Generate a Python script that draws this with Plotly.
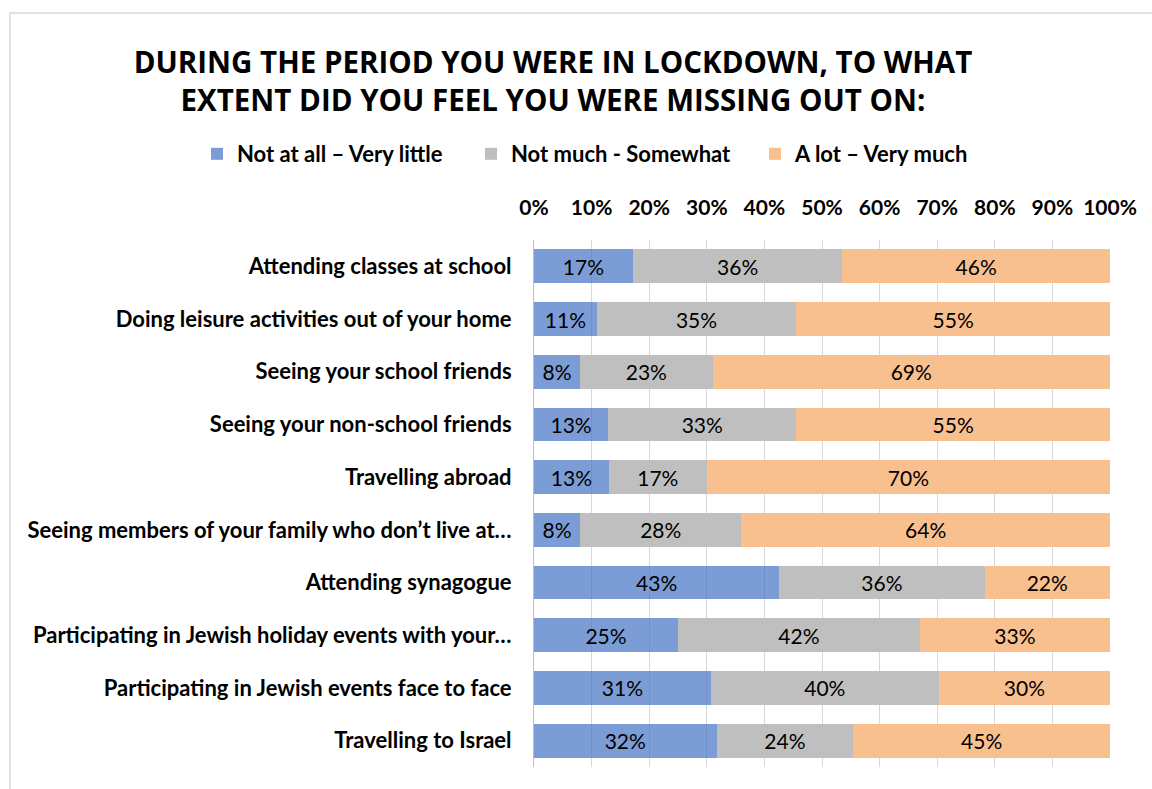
import plotly.graph_objects as go

# Survey items (top to bottom)
categories = [
    "Attending classes at school",
    "Doing leisure activities out of your home",
    "Seeing your school friends",
    "Seeing your non-school friends",
    "Travelling abroad",
    "Seeing members of your family who don’t live at…",
    "Attending synagogue",
    "Participating in Jewish holiday events with your…",
    "Participating in Jewish events face to face",
    "Travelling to Israel",
]

series_names = ["Not at all – Very little", "Not much - Somewhat", "A lot – Very much"]
not_at_all = [17, 11, 8, 13, 13, 8, 43, 25, 31, 32]
not_much = [36, 35, 23, 33, 17, 28, 36, 42, 40, 24]
a_lot = [46, 55, 69, 55, 70, 64, 22, 33, 30, 45]

tick_vals = [0, 10, 20, 30, 40, 50, 60, 70, 80, 90, 100]
tick_text = [f"{v}%" for v in tick_vals]

colors = ["rgba(68,114,196,0.70)", "#BFBFBF", "#F8BF8F"]

FONT = "Lato"
W, H = 1152, 789
L, R, T, B = 534, 42, 240, 22

legend_ids = ["legend", "legend2", "legend3"]
legend_left = [197, 471, 755]

fig = go.Figure()
for name, vals, col, lg in zip(series_names, [not_at_all, not_much, a_lot], colors, legend_ids):
    fig.add_trace(go.Bar(
        y=categories, x=vals, name=name, orientation="h",
        marker=dict(color=col, line=dict(width=0)),
        text=[f"{v}%" for v in vals],
        textposition="inside", insidetextanchor="middle",
        textfont=dict(family=FONT, size=21, color="#000000"),
        width=0.64, legend=lg,
    ))

pw = W - L - R
ph = H - T - B


def px_x(p):
    return (p - L) / pw


def px_y(p):
    return (H - B - p) / ph


legend_font = dict(family=FONT, size=22, color="#000000", weight="bold")
legends = {}
for lg, lx in zip(legend_ids, legend_left):
    legends[lg] = dict(
        orientation="h", xref="container", yref="container",
        x=lx / W, xanchor="left", y=1 - 154 / H, yanchor="middle",
        font=legend_font, bgcolor="rgba(0,0,0,0)",
    )

fig.update_layout(
    width=W, height=H,
    barmode="stack", barnorm="percent",
    plot_bgcolor="white", paper_bgcolor="white",
    margin=dict(l=L, r=R, t=T, b=B, autoexpand=False),
    uniformtext=dict(minsize=21, mode="show"),
    title=dict(
        text="DURING THE PERIOD YOU WERE IN LOCKDOWN, TO WHAT<br>EXTENT DID YOU FEEL YOU WERE MISSING OUT ON:",
        font=dict(family="Open Sans", size=29.5, color="#000000", weight="bold"),
        xref="container", x=553 / W, xanchor="center",
        yref="container", y=1 - 73 / H, yanchor="middle",
    ),
    xaxis=dict(
        side="top", range=[0, 100], tickvals=tick_vals, ticktext=tick_text,
        showgrid=True, gridcolor="#D9D9D9", gridwidth=1,
        zeroline=False, showline=False, ticks="", ticklabelstandoff=20,
        tickfont=dict(family=FONT, size=21, color="#000000", weight="bold"),
        fixedrange=True,
    ),
    yaxis=dict(
        autorange="reversed", showline=True, linecolor="#BFBFBF", linewidth=1,
        ticks="", ticklabelstandoff=17,
        tickfont=dict(family=FONT, size=22, color="#000000", weight="bold"),
        showgrid=False,
    ),
    showlegend=True,
    **legends,
)

# Chart frame border
fig.add_shape(
    type="rect", xref="paper", yref="paper",
    x0=px_x(10), x1=px_x(1170), y0=px_y(13), y1=px_y(820),
    line=dict(color="#D9D9D9", width=1.5), fillcolor="rgba(0,0,0,0)", layer="below",
)

fig.write_html("out.html")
----
■ **Exercise**:
Leave out any pictures, please, and quote only the lines from the top of the data through the line that contains "legend_left = [197, 471, 755]".

■ **Solution**:
Generate a Python script that draws this with Plotly.
import plotly.graph_objects as go

# Survey items (top to bottom)
categories = [
    "Attending classes at school",
    "Doing leisure activities out of your home",
    "Seeing your school friends",
    "Seeing your non-school friends",
    "Travelling abroad",
    "Seeing members of your family who don’t live at…",
    "Attending synagogue",
    "Participating in Jewish holiday events with your…",
    "Participating in Jewish events face to face",
    "Travelling to Israel",
]

series_names = ["Not at all – Very little", "Not much - Somewhat", "A lot – Very much"]
not_at_all = [17, 11, 8, 13, 13, 8, 43, 25, 31, 32]
not_much = [36, 35, 23, 33, 17, 28, 36, 42, 40, 24]
a_lot = [46, 55, 69, 55, 70, 64, 22, 33, 30, 45]

tick_vals = [0, 10, 20, 30, 40, 50, 60, 70, 80, 90, 100]
tick_text = [f"{v}%" for v in tick_vals]

colors = ["rgba(68,114,196,0.70)", "#BFBFBF", "#F8BF8F"]

FONT = "Lato"
W, H = 1152, 789
L, R, T, B = 534, 42, 240, 22

legend_ids = ["legend", "legend2", "legend3"]
legend_left = [197, 471, 755]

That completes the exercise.